- INSTRUCTION
Quote the records below in full, exactly as given, with the images taken out.

(Stored dataset items)

^^^^

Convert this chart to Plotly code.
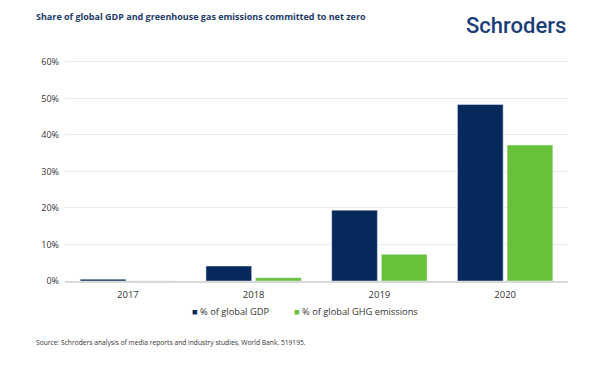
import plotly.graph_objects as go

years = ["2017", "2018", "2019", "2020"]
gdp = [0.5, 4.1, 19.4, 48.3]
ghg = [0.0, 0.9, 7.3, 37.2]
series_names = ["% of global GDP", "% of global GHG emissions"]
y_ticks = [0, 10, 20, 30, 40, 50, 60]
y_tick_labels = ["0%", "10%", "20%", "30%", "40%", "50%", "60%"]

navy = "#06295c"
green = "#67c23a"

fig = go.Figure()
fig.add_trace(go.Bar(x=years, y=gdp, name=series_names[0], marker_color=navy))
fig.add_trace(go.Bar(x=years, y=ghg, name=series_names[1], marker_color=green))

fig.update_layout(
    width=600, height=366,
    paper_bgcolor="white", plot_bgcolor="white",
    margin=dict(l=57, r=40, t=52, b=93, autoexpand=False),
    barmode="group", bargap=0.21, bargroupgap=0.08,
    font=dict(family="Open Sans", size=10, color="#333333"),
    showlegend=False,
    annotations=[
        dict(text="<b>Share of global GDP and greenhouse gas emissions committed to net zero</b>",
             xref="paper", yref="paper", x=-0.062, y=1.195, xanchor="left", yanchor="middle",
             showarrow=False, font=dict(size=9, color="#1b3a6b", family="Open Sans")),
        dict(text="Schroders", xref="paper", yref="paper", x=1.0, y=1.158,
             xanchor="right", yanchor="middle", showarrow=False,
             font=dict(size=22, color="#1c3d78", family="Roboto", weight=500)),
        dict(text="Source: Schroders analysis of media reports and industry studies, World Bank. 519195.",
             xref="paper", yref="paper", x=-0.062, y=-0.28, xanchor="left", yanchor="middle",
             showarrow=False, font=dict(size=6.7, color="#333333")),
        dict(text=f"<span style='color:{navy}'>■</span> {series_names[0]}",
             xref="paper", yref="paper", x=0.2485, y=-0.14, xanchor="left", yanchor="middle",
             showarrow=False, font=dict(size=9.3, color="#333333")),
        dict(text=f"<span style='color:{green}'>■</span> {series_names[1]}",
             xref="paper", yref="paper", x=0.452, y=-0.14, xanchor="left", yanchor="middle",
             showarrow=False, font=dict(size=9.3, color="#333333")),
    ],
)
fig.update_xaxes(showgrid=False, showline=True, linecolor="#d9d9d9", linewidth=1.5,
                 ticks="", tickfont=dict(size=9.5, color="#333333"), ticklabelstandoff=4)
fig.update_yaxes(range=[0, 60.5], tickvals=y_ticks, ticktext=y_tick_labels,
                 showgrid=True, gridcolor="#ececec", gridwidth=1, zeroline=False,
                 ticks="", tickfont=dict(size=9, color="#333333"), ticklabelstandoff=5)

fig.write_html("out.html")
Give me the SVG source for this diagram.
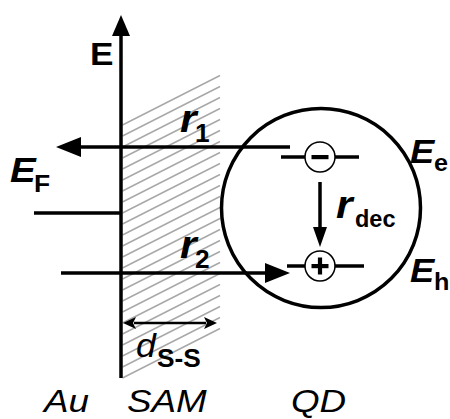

^^^^

- FULL SOLUTION
Convert this chart to Plotly code.
import plotly.graph_objects as go

years = ["2017", "2018", "2019", "2020"]
gdp = [0.5, 4.1, 19.4, 48.3]
ghg = [0.0, 0.9, 7.3, 37.2]
series_names = ["% of global GDP", "% of global GHG emissions"]
y_ticks = [0, 10, 20, 30, 40, 50, 60]
y_tick_labels = ["0%", "10%", "20%", "30%", "40%", "50%", "60%"]

navy = "#06295c"
green = "#67c23a"

fig = go.Figure()
fig.add_trace(go.Bar(x=years, y=gdp, name=series_names[0], marker_color=navy))
fig.add_trace(go.Bar(x=years, y=ghg, name=series_names[1], marker_color=green))

fig.update_layout(
    width=600, height=366,
    paper_bgcolor="white", plot_bgcolor="white",
    margin=dict(l=57, r=40, t=52, b=93, autoexpand=False),
    barmode="group", bargap=0.21, bargroupgap=0.08,
    font=dict(family="Open Sans", size=10, color="#333333"),
    showlegend=False,
    annotations=[
        dict(text="<b>Share of global GDP and greenhouse gas emissions committed to net zero</b>",
             xref="paper", yref="paper", x=-0.062, y=1.195, xanchor="left", yanchor="middle",
             showarrow=False, font=dict(size=9, color="#1b3a6b", family="Open Sans")),
        dict(text="Schroders", xref="paper", yref="paper", x=1.0, y=1.158,
             xanchor="right", yanchor="middle", showarrow=False,
             font=dict(size=22, color="#1c3d78", family="Roboto", weight=500)),
        dict(text="Source: Schroders analysis of media reports and industry studies, World Bank. 519195.",
             xref="paper", yref="paper", x=-0.062, y=-0.28, xanchor="left", yanchor="middle",
             showarrow=False, font=dict(size=6.7, color="#333333")),
        dict(text=f"<span style='color:{navy}'>■</span> {series_names[0]}",
             xref="paper", yref="paper", x=0.2485, y=-0.14, xanchor="left", yanchor="middle",
             showarrow=False, font=dict(size=9.3, color="#333333")),
        dict(text=f"<span style='color:{green}'>■</span> {series_names[1]}",
             xref="paper", yref="paper", x=0.452, y=-0.14, xanchor="left", yanchor="middle",
             showarrow=False, font=dict(size=9.3, color="#333333")),
    ],
)
fig.update_xaxes(showgrid=False, showline=True, linecolor="#d9d9d9", linewidth=1.5,
                 ticks="", tickfont=dict(size=9.5, color="#333333"), ticklabelstandoff=4)
fig.update_yaxes(range=[0, 60.5], tickvals=y_ticks, ticktext=y_tick_labels,
                 showgrid=True, gridcolor="#ececec", gridwidth=1, zeroline=False,
                 ticks="", tickfont=dict(size=9, color="#333333"), ticklabelstandoff=5)

fig.write_html("out.html")
Give me the SVG source for this diagram.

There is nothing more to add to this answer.